I’ve always felt a little misunderstood when I’m at home. My views are always different from what I heard at home. I always saw home as a place to relax. But I’m always on guard. There are always discussions on politics and money, and that just makes me want to go away. I already have to deal with that crap 16 hours of the day. I don’t think it’s too much to ask for a few hours of peace and relaxation. When I spend more time in my room, I get ‘talks’ about shutting out from everyone else.

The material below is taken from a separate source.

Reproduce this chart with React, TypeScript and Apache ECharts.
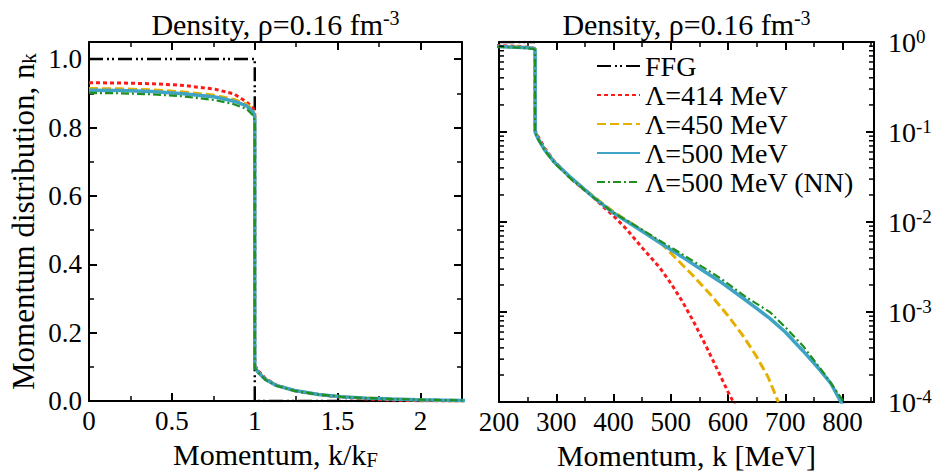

But I’ve made a resolution to spend more time at home. Brave it like I brave work and do what I have to do to please everyone. Hell, I make a lot more effort everywhere else, I guess it wouldn’t hurt if I tried at home. I just have to learn to be a lot louder and thick-skinned if I’m going to sit through one of those politics and money discussions. Sigh. Family is forever.

2 comments:

Mr Wordless said...

agree agree... family comes 1st...
heheheheheh

like it or not they're still family blood is thicker than water what heheheheh

ledsh

anita r said...

well, that's what being in a family is all about. and everyone has a different way of unwinding after a long day at work, and one thing i always missed while i was studying in australia were the times when the family would spend hours sitting around the makan table and just chat about anything which comes to mind. you were much younger then so maybe you didn't notice those moments. when i want peace and quiet i go to my room, and lock myself in - just so i can have some 'me' time - listen to music, talk on the phone to friends without having to compete with the children's voices or Sponge Bob's, lie in bed in as little clothes as possible, whatever. Of course this 'me' time has sparked talk that i was up to no good. i have this to say, no one else in the house has to share the room with three other people under the age of twelve. the three children are my life, i love them more than anything else, but i do need some peace and quiet too. so who cares what people say right? back to family, well, just join la in the roundtable meetings, i'm sure you have views of your own to share. we're not that bad you know, everyone got their own perangais anyhow. but its true what mr wordless said, family, no matter how bad we think they are, family comes first.